_OBJECTIVE_
Please output every line of the material as it stands, without the pictures.

_SUPPLIED DATA_
☆ ☆ ☆ ☆ ☆

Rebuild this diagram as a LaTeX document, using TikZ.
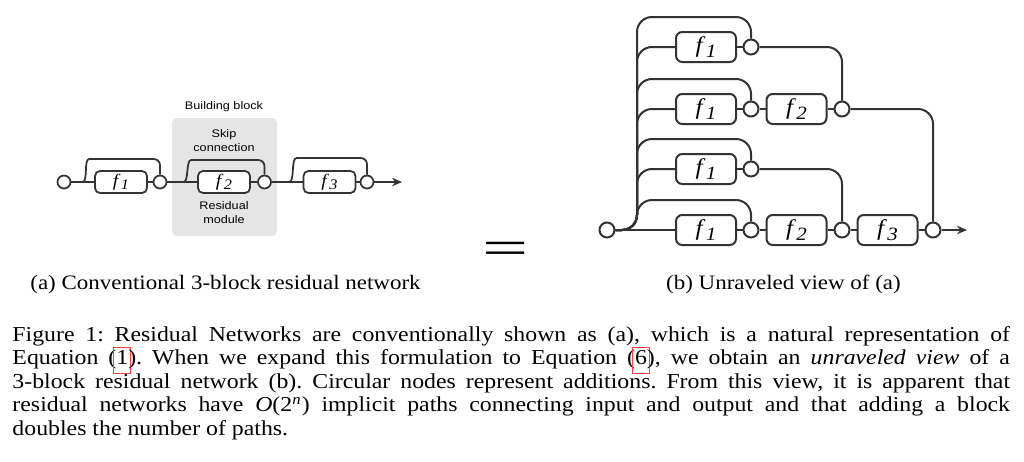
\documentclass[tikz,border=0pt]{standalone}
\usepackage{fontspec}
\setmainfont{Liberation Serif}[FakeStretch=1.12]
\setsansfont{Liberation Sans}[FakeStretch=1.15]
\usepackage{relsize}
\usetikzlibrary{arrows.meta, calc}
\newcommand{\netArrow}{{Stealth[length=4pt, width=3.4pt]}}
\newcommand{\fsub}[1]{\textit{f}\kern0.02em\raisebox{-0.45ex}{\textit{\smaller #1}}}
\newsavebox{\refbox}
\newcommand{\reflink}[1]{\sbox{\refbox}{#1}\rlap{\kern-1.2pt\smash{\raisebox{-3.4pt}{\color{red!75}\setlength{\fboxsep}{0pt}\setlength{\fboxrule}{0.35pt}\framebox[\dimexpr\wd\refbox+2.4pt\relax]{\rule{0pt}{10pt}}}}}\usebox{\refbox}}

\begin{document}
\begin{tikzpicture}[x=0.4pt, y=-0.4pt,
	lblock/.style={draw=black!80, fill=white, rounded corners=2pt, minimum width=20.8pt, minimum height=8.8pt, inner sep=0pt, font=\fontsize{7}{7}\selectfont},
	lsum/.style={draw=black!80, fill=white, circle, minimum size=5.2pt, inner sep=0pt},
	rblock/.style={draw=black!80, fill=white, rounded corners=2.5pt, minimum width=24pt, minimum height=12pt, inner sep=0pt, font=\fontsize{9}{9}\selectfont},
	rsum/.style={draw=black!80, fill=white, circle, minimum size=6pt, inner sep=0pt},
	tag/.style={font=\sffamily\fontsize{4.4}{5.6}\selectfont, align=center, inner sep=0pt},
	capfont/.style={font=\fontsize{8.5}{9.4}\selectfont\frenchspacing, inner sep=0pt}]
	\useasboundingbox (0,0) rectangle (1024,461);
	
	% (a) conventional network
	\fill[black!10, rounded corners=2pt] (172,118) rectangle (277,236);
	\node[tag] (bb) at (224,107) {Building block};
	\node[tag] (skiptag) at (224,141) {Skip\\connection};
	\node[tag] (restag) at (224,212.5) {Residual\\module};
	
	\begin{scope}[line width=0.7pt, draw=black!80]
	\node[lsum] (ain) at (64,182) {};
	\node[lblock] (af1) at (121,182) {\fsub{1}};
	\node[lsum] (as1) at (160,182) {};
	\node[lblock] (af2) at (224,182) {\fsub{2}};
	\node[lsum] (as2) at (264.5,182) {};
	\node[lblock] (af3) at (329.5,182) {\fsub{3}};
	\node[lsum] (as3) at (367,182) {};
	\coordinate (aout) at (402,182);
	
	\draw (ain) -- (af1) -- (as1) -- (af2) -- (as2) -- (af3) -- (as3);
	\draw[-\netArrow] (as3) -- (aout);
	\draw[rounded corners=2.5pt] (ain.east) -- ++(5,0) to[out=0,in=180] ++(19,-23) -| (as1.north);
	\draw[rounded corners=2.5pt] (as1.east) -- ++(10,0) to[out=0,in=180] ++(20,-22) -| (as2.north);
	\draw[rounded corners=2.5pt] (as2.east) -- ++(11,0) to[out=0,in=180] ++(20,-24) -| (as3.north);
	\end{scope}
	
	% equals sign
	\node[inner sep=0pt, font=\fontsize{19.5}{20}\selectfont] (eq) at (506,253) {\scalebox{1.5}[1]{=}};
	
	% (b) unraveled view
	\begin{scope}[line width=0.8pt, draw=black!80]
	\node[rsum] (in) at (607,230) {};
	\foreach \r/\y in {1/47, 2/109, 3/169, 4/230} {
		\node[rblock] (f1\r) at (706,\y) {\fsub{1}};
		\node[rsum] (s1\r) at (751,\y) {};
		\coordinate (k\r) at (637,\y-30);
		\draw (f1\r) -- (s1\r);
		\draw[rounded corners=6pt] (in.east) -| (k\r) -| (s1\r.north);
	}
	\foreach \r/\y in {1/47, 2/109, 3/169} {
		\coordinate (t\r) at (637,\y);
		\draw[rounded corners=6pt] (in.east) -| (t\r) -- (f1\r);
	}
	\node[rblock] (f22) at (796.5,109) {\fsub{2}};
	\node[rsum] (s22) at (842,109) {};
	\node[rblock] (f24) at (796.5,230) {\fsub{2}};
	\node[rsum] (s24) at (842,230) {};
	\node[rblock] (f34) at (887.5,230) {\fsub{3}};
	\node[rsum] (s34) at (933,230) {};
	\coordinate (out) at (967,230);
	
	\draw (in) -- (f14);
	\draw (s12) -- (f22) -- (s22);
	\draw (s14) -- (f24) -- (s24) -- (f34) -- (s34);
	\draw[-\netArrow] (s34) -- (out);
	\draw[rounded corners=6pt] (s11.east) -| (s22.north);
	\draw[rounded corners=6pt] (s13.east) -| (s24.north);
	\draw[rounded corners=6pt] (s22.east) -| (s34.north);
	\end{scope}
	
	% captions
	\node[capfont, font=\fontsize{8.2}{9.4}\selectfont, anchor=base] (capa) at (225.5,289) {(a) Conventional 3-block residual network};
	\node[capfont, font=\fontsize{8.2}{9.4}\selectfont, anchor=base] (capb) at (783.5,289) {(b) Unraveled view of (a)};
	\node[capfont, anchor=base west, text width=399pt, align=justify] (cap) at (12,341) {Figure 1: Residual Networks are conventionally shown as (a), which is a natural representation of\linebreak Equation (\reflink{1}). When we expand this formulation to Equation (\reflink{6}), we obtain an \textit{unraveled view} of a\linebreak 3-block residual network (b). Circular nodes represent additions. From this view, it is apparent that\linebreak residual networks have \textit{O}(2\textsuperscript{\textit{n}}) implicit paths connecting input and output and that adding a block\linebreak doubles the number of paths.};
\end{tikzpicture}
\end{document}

☆ ☆ ☆ ☆ ☆

_THE RESPONSE_
Rebuild this diagram as a LaTeX document, using TikZ.
\documentclass[tikz,border=0pt]{standalone}
\usepackage{fontspec}
\setmainfont{Liberation Serif}[FakeStretch=1.12]
\setsansfont{Liberation Sans}[FakeStretch=1.15]
\usepackage{relsize}
\usetikzlibrary{arrows.meta, calc}
\newcommand{\netArrow}{{Stealth[length=4pt, width=3.4pt]}}
\newcommand{\fsub}[1]{\textit{f}\kern0.02em\raisebox{-0.45ex}{\textit{\smaller #1}}}
\newsavebox{\refbox}
\newcommand{\reflink}[1]{\sbox{\refbox}{#1}\rlap{\kern-1.2pt\smash{\raisebox{-3.4pt}{\color{red!75}\setlength{\fboxsep}{0pt}\setlength{\fboxrule}{0.35pt}\framebox[\dimexpr\wd\refbox+2.4pt\relax]{\rule{0pt}{10pt}}}}}\usebox{\refbox}}

\begin{document}
\begin{tikzpicture}[x=0.4pt, y=-0.4pt,
	lblock/.style={draw=black!80, fill=white, rounded corners=2pt, minimum width=20.8pt, minimum height=8.8pt, inner sep=0pt, font=\fontsize{7}{7}\selectfont},
	lsum/.style={draw=black!80, fill=white, circle, minimum size=5.2pt, inner sep=0pt},
	rblock/.style={draw=black!80, fill=white, rounded corners=2.5pt, minimum width=24pt, minimum height=12pt, inner sep=0pt, font=\fontsize{9}{9}\selectfont},
	rsum/.style={draw=black!80, fill=white, circle, minimum size=6pt, inner sep=0pt},
	tag/.style={font=\sffamily\fontsize{4.4}{5.6}\selectfont, align=center, inner sep=0pt},
	capfont/.style={font=\fontsize{8.5}{9.4}\selectfont\frenchspacing, inner sep=0pt}]
	\useasboundingbox (0,0) rectangle (1024,461);
	
	% (a) conventional network
	\fill[black!10, rounded corners=2pt] (172,118) rectangle (277,236);
	\node[tag] (bb) at (224,107) {Building block};
	\node[tag] (skiptag) at (224,141) {Skip\\connection};
	\node[tag] (restag) at (224,212.5) {Residual\\module};
	
	\begin{scope}[line width=0.7pt, draw=black!80]
	\node[lsum] (ain) at (64,182) {};
	\node[lblock] (af1) at (121,182) {\fsub{1}};
	\node[lsum] (as1) at (160,182) {};
	\node[lblock] (af2) at (224,182) {\fsub{2}};
	\node[lsum] (as2) at (264.5,182) {};
	\node[lblock] (af3) at (329.5,182) {\fsub{3}};
	\node[lsum] (as3) at (367,182) {};
	\coordinate (aout) at (402,182);
	
	\draw (ain) -- (af1) -- (as1) -- (af2) -- (as2) -- (af3) -- (as3);
	\draw[-\netArrow] (as3) -- (aout);
	\draw[rounded corners=2.5pt] (ain.east) -- ++(5,0) to[out=0,in=180] ++(19,-23) -| (as1.north);
	\draw[rounded corners=2.5pt] (as1.east) -- ++(10,0) to[out=0,in=180] ++(20,-22) -| (as2.north);
	\draw[rounded corners=2.5pt] (as2.east) -- ++(11,0) to[out=0,in=180] ++(20,-24) -| (as3.north);
	\end{scope}
	
	% equals sign
	\node[inner sep=0pt, font=\fontsize{19.5}{20}\selectfont] (eq) at (506,253) {\scalebox{1.5}[1]{=}};
	
	% (b) unraveled view
	\begin{scope}[line width=0.8pt, draw=black!80]
	\node[rsum] (in) at (607,230) {};
	\foreach \r/\y in {1/47, 2/109, 3/169, 4/230} {
		\node[rblock] (f1\r) at (706,\y) {\fsub{1}};
		\node[rsum] (s1\r) at (751,\y) {};
		\coordinate (k\r) at (637,\y-30);
		\draw (f1\r) -- (s1\r);
		\draw[rounded corners=6pt] (in.east) -| (k\r) -| (s1\r.north);
	}
	\foreach \r/\y in {1/47, 2/109, 3/169} {
		\coordinate (t\r) at (637,\y);
		\draw[rounded corners=6pt] (in.east) -| (t\r) -- (f1\r);
	}
	\node[rblock] (f22) at (796.5,109) {\fsub{2}};
	\node[rsum] (s22) at (842,109) {};
	\node[rblock] (f24) at (796.5,230) {\fsub{2}};
	\node[rsum] (s24) at (842,230) {};
	\node[rblock] (f34) at (887.5,230) {\fsub{3}};
	\node[rsum] (s34) at (933,230) {};
	\coordinate (out) at (967,230);
	
	\draw (in) -- (f14);
	\draw (s12) -- (f22) -- (s22);
	\draw (s14) -- (f24) -- (s24) -- (f34) -- (s34);
	\draw[-\netArrow] (s34) -- (out);
	\draw[rounded corners=6pt] (s11.east) -| (s22.north);
	\draw[rounded corners=6pt] (s13.east) -| (s24.north);
	\draw[rounded corners=6pt] (s22.east) -| (s34.north);
	\end{scope}
	
	% captions
	\node[capfont, font=\fontsize{8.2}{9.4}\selectfont, anchor=base] (capa) at (225.5,289) {(a) Conventional 3-block residual network};
	\node[capfont, font=\fontsize{8.2}{9.4}\selectfont, anchor=base] (capb) at (783.5,289) {(b) Unraveled view of (a)};
	\node[capfont, anchor=base west, text width=399pt, align=justify] (cap) at (12,341) {Figure 1: Residual Networks are conventionally shown as (a), which is a natural representation of\linebreak Equation (\reflink{1}). When we expand this formulation to Equation (\reflink{6}), we obtain an \textit{unraveled view} of a\linebreak 3-block residual network (b). Circular nodes represent additions. From this view, it is apparent that\linebreak residual networks have \textit{O}(2\textsuperscript{\textit{n}}) implicit paths connecting input and output and that adding a block\linebreak doubles the number of paths.};
\end{tikzpicture}
\end{document}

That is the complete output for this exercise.